Static initialization order fiasco

2019-01-19 13:47发布

问题:

In his "Thinking in C++" (Chapter 10) Eckel describes a technique that was pioneered by Jerry Schwarz to solve the fiasco. He says that if we want to initialize x to 100 and y to 200 and share them among all translation units, we create an Initializer.h that looks like this:

extern int x;
extern int y;
class Initializer {
   static int initCount;
   // if (initCount++ == 0) x = 100 & y = 200
   /* ... */
};
static Initializer init;

And in implementation file we have

#include "Initializer.h"
int x;
int y;
int Initializer::initCount;

and Eckel says that "static initialization (in implementation file) will force all these values to zero".

Let me consider the following case: the compiler processes the implementation file after some other file with that header included (it means that x and y have been already set to 100 and 200 in that other file). The compiler sees int x, so what will it do? Will it set x and y to zero eliminating initialization and all possible changes in previous files? But if it does, then initCount will also be set to zero, breaking down the whole technique.

回答1:

But if it is true, and the compiler handles the implementation file after some another file, than it will set x and y to zero eliminating initialization and all possible changes in previous files?

I'm not sure what you mean by this. If x and y are defined in other files, then you have a linker clash and the program simply won't compile.

If x, y and most importantly Initializer::initCount are implemented in this way, there will be unique instances of them in the program; they are effectively global and will be initialized to 0 at program start, before any Initializer is constructed (due to inclusion of the header declaring a static instance of that class). Each construction of a static Initializer will first check whether any other Initializers have been constructed due to the if (initCount++ == 0) etc.

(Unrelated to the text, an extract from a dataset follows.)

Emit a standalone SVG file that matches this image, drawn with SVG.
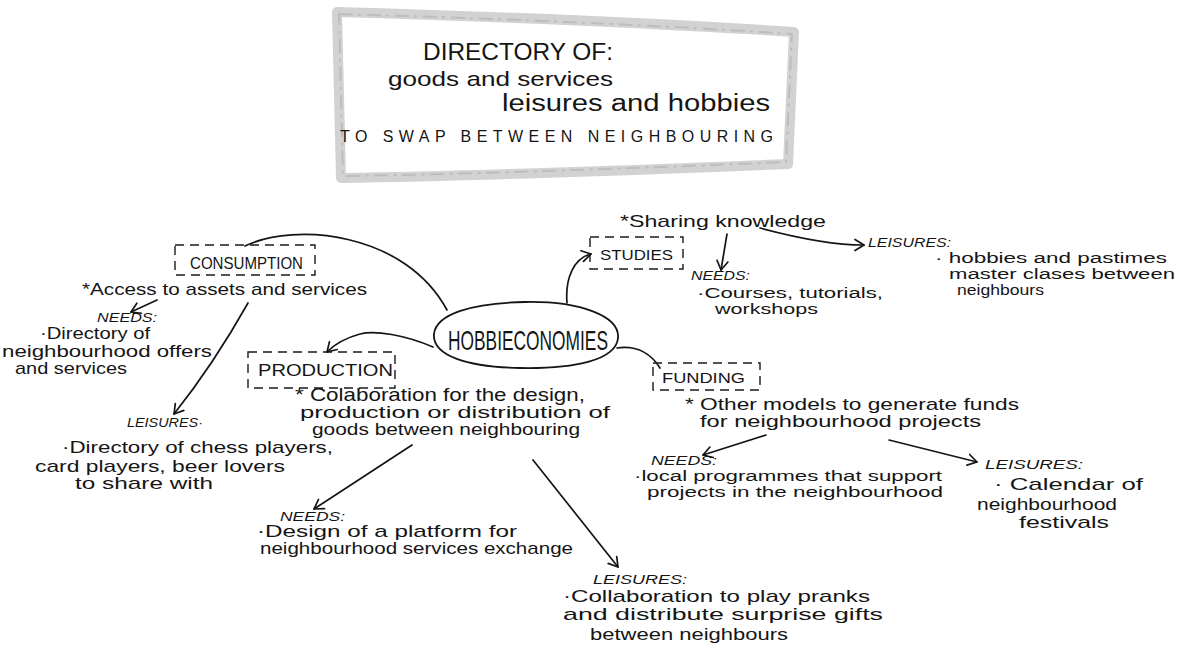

The first Initializer ctor to run (still before entering main) will thus set all three values.



回答2:

What is done in "Initializer" is assignment, not initialization (assuming valid syntax).

As such, it "solves" the static initialization order fiasco for your special case, because there is no fiasco in the first place. x and y are integers, they don't call each other at unpredictable times, and on top of that they live in the same translation unit too. The compiler will just initialize them proper. It's fine if you assign values in a defined order afterwards, but it's only more complex, not any better.

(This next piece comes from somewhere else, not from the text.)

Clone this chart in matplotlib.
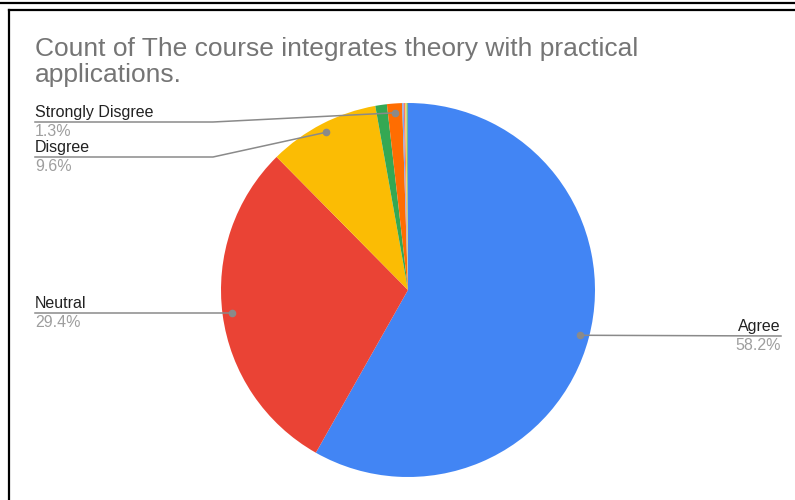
import numpy as np
import matplotlib
matplotlib.use("Agg")
import matplotlib.pyplot as plt
from matplotlib.lines import Line2D

plt.rcParams['font.family'] = ['Liberation Sans', 'DejaVu Sans']

# slice values (percent), clockwise from 12 o'clock
categories = ["Agree", "Neutral", "Disgree", "Strongly Agree", "Strongly Disgree",
              "Other A", "Other B", "Other C", "Other D"]
shares = [58.2, 29.4, 9.6, 1.0, 1.3, 0.125, 0.125, 0.125, 0.125]
colors = ["#4285F4", "#EA4335", "#FBBC04", "#34A853", "#FF6D01",
          "#7BAAF7", "#F07B72", "#FCD04F", "#71C287"]
labelled = ["Agree", "Neutral", "Disgree", "Strongly Disgree"]
pct_text = {"Agree": "58.2%", "Neutral": "29.4%", "Disgree": "9.6%", "Strongly Disgree": "1.3%"}

W, H = 795, 500
fig = plt.figure(figsize=(W / 100, H / 100), dpi=100)


def px(x, y):
    # pixel position (from top-left) -> figure fraction
    return x / W, 1 - y / H


# pie geometry in pixels
cx, cy, r = 408, 290, 187
ax = fig.add_axes([(cx - r) / W, (H - cy - r) / H, 2 * r / W, 2 * r / H])
wedges, _ = ax.pie(shares, colors=colors, startangle=90, counterclock=False,
                   radius=1, wedgeprops=dict(linewidth=0))
ax.set_xlim(-1, 1)
ax.set_ylim(-1, 1)
ax.set_aspect('equal')
ax.axis('off')

# frame lines from the screenshot
fig.add_artist(Line2D([0, 1], [1 - 2.5 / H] * 2, transform=fig.transFigure, color='black', lw=1.6))
fig.add_artist(Line2D([9 / W, 1], [1 - 10 / H] * 2, transform=fig.transFigure, color='black', lw=1.6))
fig.add_artist(Line2D([9 / W, 9 / W], [0, 1 - 10 / H], transform=fig.transFigure, color='black', lw=1.6))

fig.text(*px(35, 37), "Count of The course integrates theory with practical\napplications.",
         fontsize=19, color='#757575', va='top', ha='left', linespacing=1.08)

# label layout: (text x, underline y, elbow x, align)
layout = {
    "Strongly Disgree": (35, 122, 213, 'left'),
    "Disgree": (35, 157, 213, 'left'),
    "Neutral": (35, 313, None, 'left'),
    "Agree": (781, 336, None, 'right'),
}

line_col = '#8a8a8a'
for w, name in zip(wedges, categories):
    if name not in labelled:
        continue
    mid = np.deg2rad((w.theta1 + w.theta2) / 2)
    dx = cx + 0.95 * r * np.cos(mid)
    dy = cy - 0.95 * r * np.sin(mid)
    tx, ly, ex, ha = layout[name]
    if ha == 'left':
        xs = [tx, ex if ex else dx, dx]
        ys = [ly, ly, dy if ex else ly]
    else:
        xs = [dx, tx]
        ys = [dy, ly]
    pts = [px(a, b) for a, b in zip(xs, ys)]
    fig.add_artist(Line2D([p[0] for p in pts], [p[1] for p in pts],
                          transform=fig.transFigure, color=line_col, lw=1.1))
    fig.add_artist(Line2D([px(dx, dy)[0]], [px(dx, dy)[1]], transform=fig.transFigure,
                          marker='o', markersize=4.5, color=line_col, lw=0))
    fig.text(*px(tx, ly - 2), name, fontsize=11.5, color='#222222', ha=ha, va='bottom')
    fig.text(*px(tx, ly + 2), pct_text[name], fontsize=11.5, color='#9e9e9e', ha=ha, va='top')

fig.savefig("out.png", dpi=100, facecolor='white')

For the static initialization order fiasco to appear, you would need a situation like: constructor of x needs the value of y (or the other way around) and they are in different translation units. Therefore, it's a 50:50 chance whether this works or not.

Now, the "Initializer" struct will correctly assign values in a defined order, but at that time, the constructors of x and y have already run, because you can't assign to what has not been constructed... so it would not avoid the problem at all, if it existed.

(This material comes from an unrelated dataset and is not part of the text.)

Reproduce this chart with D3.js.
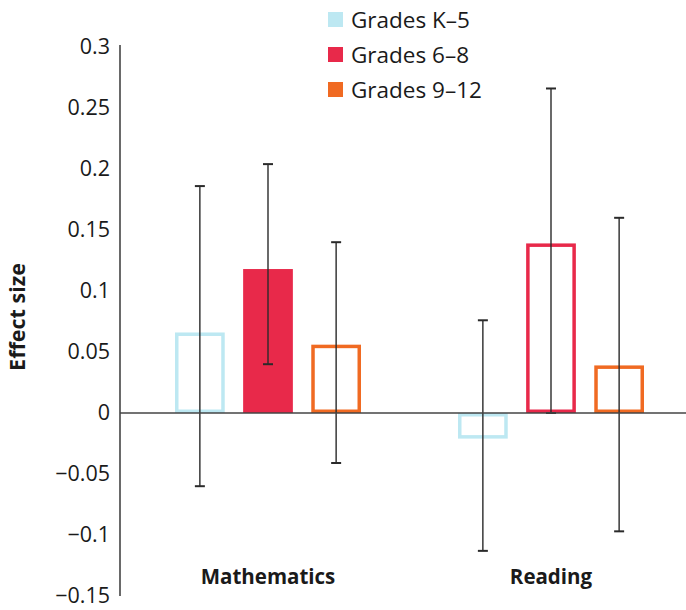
<!DOCTYPE html>
<html>
<head>
<meta charset="utf-8">
<script src="https://cdn.jsdelivr.net/npm/d3@7"></script>
<style>
  html, body { margin: 0; padding: 0; background: #fff; }
  svg { display: block; font-family: "Open Sans", "Noto Sans", sans-serif; }
</style>
</head>
<body>
<svg id="chart" width="686" height="610"></svg>
<script>
// Effect sizes by subject and grade band, with confidence intervals
const subjects = ["Mathematics", "Reading"];
const grades = ["Grades K–5", "Grades 6–8", "Grades 9–12"];
const gradeColors = ["#bde8f2", "#e8294a", "#f06a22"];

const mathEffect = [0.066, 0.118, 0.056];
const mathLow = [-0.060, 0.040, -0.041];
const mathHigh = [0.186, 0.204, 0.140];
const mathFilled = [false, true, false];

const readingEffect = [-0.021, 0.139, 0.039];
const readingLow = [-0.113, 0.000, -0.097];
const readingHigh = [0.076, 0.266, 0.160];
const readingFilled = [false, false, false];

const yTicks = [0.3, 0.25, 0.2, 0.15, 0.1, 0.05, 0, -0.05, -0.1, -0.15];

const seriesBySubject = {
  "Mathematics": { effect: mathEffect, low: mathLow, high: mathHigh, filled: mathFilled },
  "Reading": { effect: readingEffect, low: readingLow, high: readingHigh, filled: readingFilled }
};

const rows = [];
subjects.forEach(s => {
  const d = seriesBySubject[s];
  grades.forEach((g, i) => {
    rows.push({ subject: s, grade: g, i, value: d.effect[i], low: d.low[i], high: d.high[i], filled: d.filled[i] });
  });
});

const svg = d3.select("#chart");
const axisX = 120;

const y = d3.scaleLinear().domain([-0.15, 0.3]).range([596, 47]);
const x0 = d3.scaleBand().domain(subjects).range([126.5, 692.5]).padding(0);
const innerWidth = 186;
const x1 = d3.scaleBand().domain(grades).range([0, innerWidth]).paddingInner(0.27).paddingOuter(0);
const groupOffset = (x0.bandwidth() - innerWidth) / 2;
const color = d3.scaleOrdinal().domain(grades).range(gradeColors);

const fmt = v => v === 0 ? "0" : (v < 0 ? "\u2212" : "") + String(Math.abs(v));

// Y axis
const yAxis = d3.axisLeft(y).tickValues(yTicks).tickSize(0).tickPadding(10).tickFormat(fmt);
const gy = svg.append("g").attr("transform", `translate(${axisX},0)`).call(yAxis);
gy.select(".domain").attr("stroke", "#444").attr("stroke-width", 1.6).attr("d", `M0,${y(0.3) - 2}V${y(-0.15)}`);
gy.selectAll("text").attr("font-size", 21.5).attr("fill", "#1a1a1a").attr("font-family", "\"Open Sans\", sans-serif");

// Axis title
svg.append("text")
  .attr("transform", `translate(25,317) rotate(-90)`)
  .attr("text-anchor", "middle")
  .attr("font-size", 21.5)
  .attr("font-weight", "bold")
  .attr("fill", "#1a1a1a")
  .text("Effect size");

// Bars
const groups = svg.append("g").selectAll("g")
  .data(subjects).join("g")
  .attr("transform", s => `translate(${x0(s) + groupOffset},0)`);

const sw = 3.5;
groups.selectAll("rect")
  .data(s => rows.filter(r => r.subject === s))
  .join("rect")
  .attr("x", d => x1(d.grade) + (d.filled ? 0 : sw / 2))
  .attr("width", d => x1.bandwidth() - (d.filled ? 0 : sw))
  .attr("y", d => Math.min(y(d.value), y(0)) + (d.filled ? 0 : sw / 2))
  .attr("height", d => Math.abs(y(d.value) - y(0)) - (d.filled ? 0 : sw))
  .attr("fill", d => d.filled ? color(d.grade) : "none")
  .attr("stroke", d => d.filled ? "none" : color(d.grade))
  .attr("stroke-width", sw);

// Zero line
svg.append("line")
  .attr("x1", axisX).attr("x2", 686)
  .attr("y1", y(0)).attr("y2", y(0))
  .attr("stroke", "#444").attr("stroke-width", 1.6);

// Error bars
const cap = 5;
const eb = groups.selectAll("g.err")
  .data(s => rows.filter(r => r.subject === s))
  .join("g").attr("class", "err")
  .attr("stroke", "#2a2a2a").attr("stroke-width", 1.4);
eb.append("line")
  .attr("x1", d => x1(d.grade) + x1.bandwidth() / 2)
  .attr("x2", d => x1(d.grade) + x1.bandwidth() / 2)
  .attr("y1", d => y(d.low)).attr("y2", d => y(d.high));
eb.append("line")
  .attr("x1", d => x1(d.grade) + x1.bandwidth() / 2 - cap)
  .attr("x2", d => x1(d.grade) + x1.bandwidth() / 2 + cap)
  .attr("y1", d => y(d.high)).attr("y2", d => y(d.high))
  .attr("stroke-width", 2);
eb.append("line")
  .attr("x1", d => x1(d.grade) + x1.bandwidth() / 2 - cap)
  .attr("x2", d => x1(d.grade) + x1.bandwidth() / 2 + cap)
  .attr("y1", d => y(d.low)).attr("y2", d => y(d.low))
  .attr("stroke-width", 2);

// Category labels
svg.append("g").selectAll("text")
  .data(subjects).join("text")
  .attr("x", s => x0(s) + x0.bandwidth() / 2)
  .attr("y", 584)
  .attr("text-anchor", "middle")
  .attr("font-size", 20.5)
  .attr("font-weight", "bold")
  .attr("fill", "#1a1a1a")
  .text(s => s);

// Legend
const legend = svg.append("g").attr("transform", "translate(328,12)");
const li = legend.selectAll("g").data(grades).join("g")
  .attr("transform", (d, i) => `translate(0,${i * 35})`);
li.append("rect").attr("width", 15).attr("height", 15).attr("fill", d => color(d));
li.append("text").attr("x", 23).attr("y", 15.5).attr("font-size", 22.5).attr("fill", "#1a1a1a").text(d => d);
</script>
</body>
</html>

Construct on first use is the common way of dealing with this problem. There are different flavours (each with its own advantages and disadvantages) of that technique, such as for example:

x& get_x() { static x *xxx = new x(); return *xxx; }


回答3:

Assuming you mean any possible use and initialization at static-init scope in other source files then you're absolutely correct: If the compiler decided to run this file's static initialization after that in other files then you'll undo that other work.

In many cases you can save yourself a tremendous amount of headaches by just not using globals/statics at all.



回答4:

The global x and y will be initialized to zero when the program is loaded, before any code was executed. When any Initializer is created, x and y are already initialized to zero. Things happen in that order:

  1. Program is loaded
  2. Global and static variables are zero initialized (x and y get their 0 values)
  3. Global objects are constructed (the Initializer sets x and y to 100 and 200)


回答5:

Why not declare (at file scope, in a single translation unit):

int x = 100;
int y = 200;

x and y will be stored in the image's read/write section so they are initialised before any code in the process executes. You don't need to worry about initialisation order for plain-old-data.